2008年 清明

張貼日期:Mar 05, 2011 5:55:28 AM

私の学年は、1945(昭和20)年の4月から1946(昭和21)年の3月までの間に生まれた者で構成されていた。いわゆる団塊の世代ではない。敗戦時をはさんでいるゆえに前後のどの学年よりも少人数の学級であった。小学校から中学校まで多少の出入りはあったが、全校で1学級、24人が基本的なメンバーであった。

内訳は、男子が17人、女子が7人で、性別構成はまったくのアンバランスであった。戦乱時には古今東西、何故か男児が多く生まれる由であるが、まさにそれに対応する状況であった。(戦乱時には兵士の補充のために神が男児を多く授けるのだ、という説があるが、それには栄養素がかかわっているのではないか、と米原万里さんは言う-『米原万里の「愛の法則」』-。)

今もその24人の名前をすべて即座に言うことができる。かつて、それぞれの名前の発音を内省しつつ、そのアクセントを分析したことがあった。その結果、アクセントには以下の①~③の3つの型があることを確認した。
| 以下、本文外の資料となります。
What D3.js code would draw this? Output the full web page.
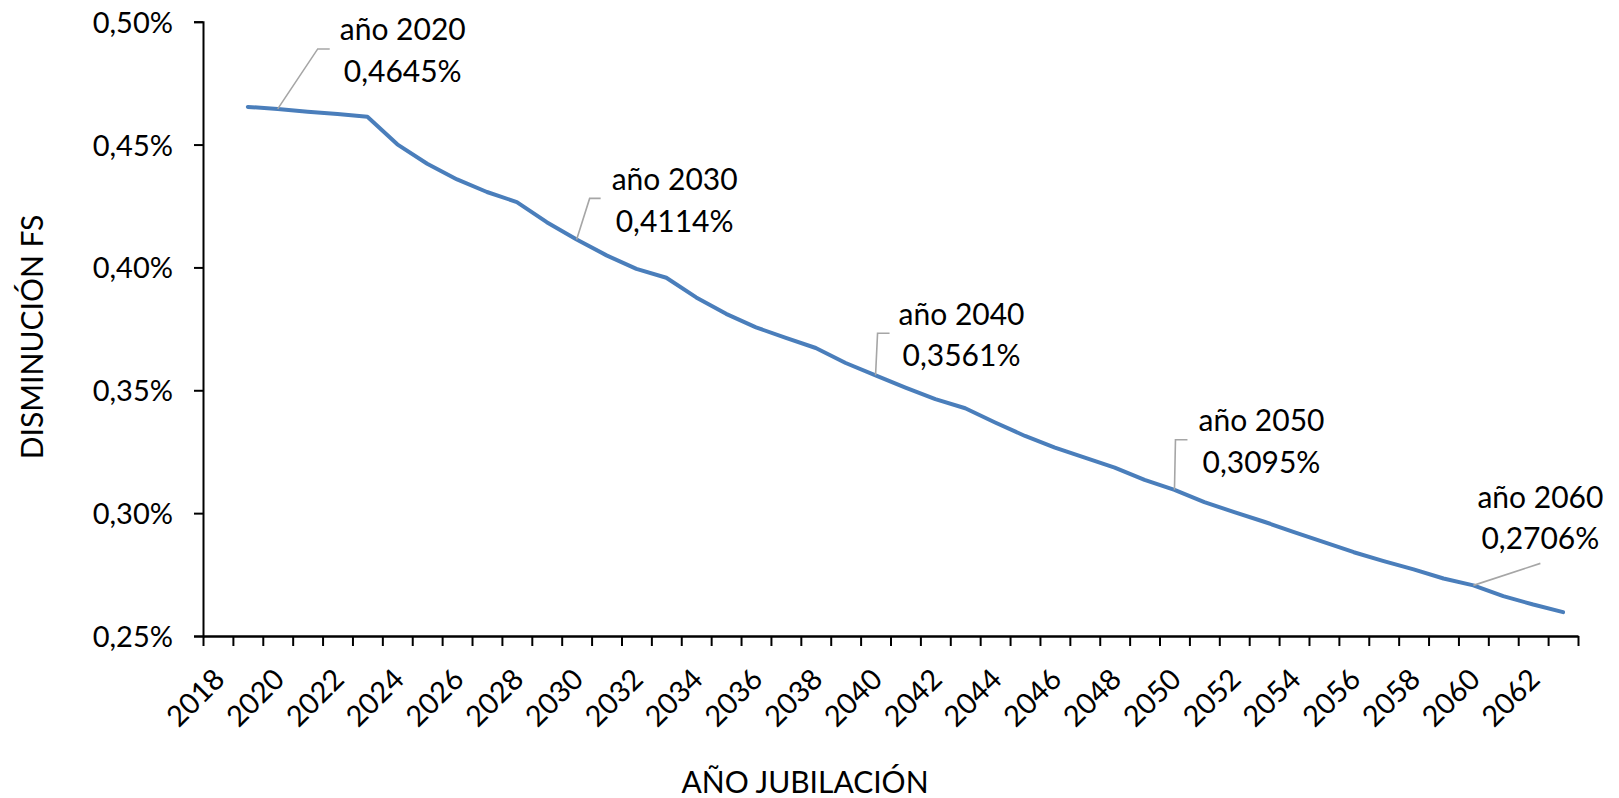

①は、平板に発音されて、高い部分が存在しないものである。「マサオ」「ケサオ」「アキオ」「ヨシオ」「キヌヨ」などである。②は、最初の拍が高く発音されるものである。「アキラ」「ミツコ」「キョーコ」「シンジ」などのように HLL(Hが高い部分)となるものや、「ミツノリ」「ユーイチ」「ブンセー」などのようにHLLLとなるものがある。これらは、いずれも第2拍の母音がi・u(狭母音)のもの、または長音、撥音のものである。③は、第2拍が高く発音されるものである。「ナガコ」「タケシ」「キヨシ」「カヨコ」「マサノリ」などのようにLHL(L) となるものである。これらは、いずれも第2拍の母音がa・e・o(広母音)のものである。

ただし、そこには唯一例外があった。それは「ススム」の場合である。「ススム」は第2拍の母音が狭母音の uで、パタンから言えば、HLLとなるはずなのだが、実際はLHLと第2拍が高く発音されるのである。
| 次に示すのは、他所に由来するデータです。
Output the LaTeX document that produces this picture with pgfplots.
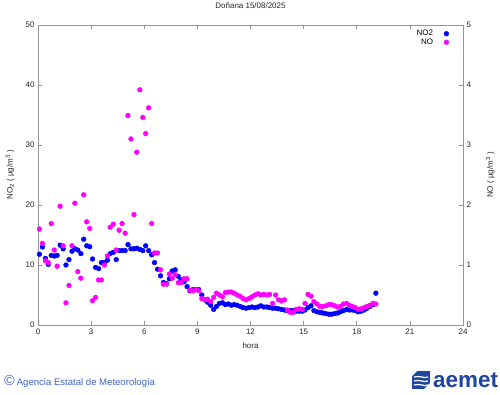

そのことがずっと気になっていたのだが、最近、この名前「ススム」は動詞として把握されていたのだ、という考えにいたった。富山のアクセント体系では動詞のアクセントは一型化している(3拍動詞の場合はすべて LHLとなる)のだが、「ススム」はその動詞の範疇に入れられ発音されていたわけである。アクセントが形態と関連していることをここでも改めて確認した次第である。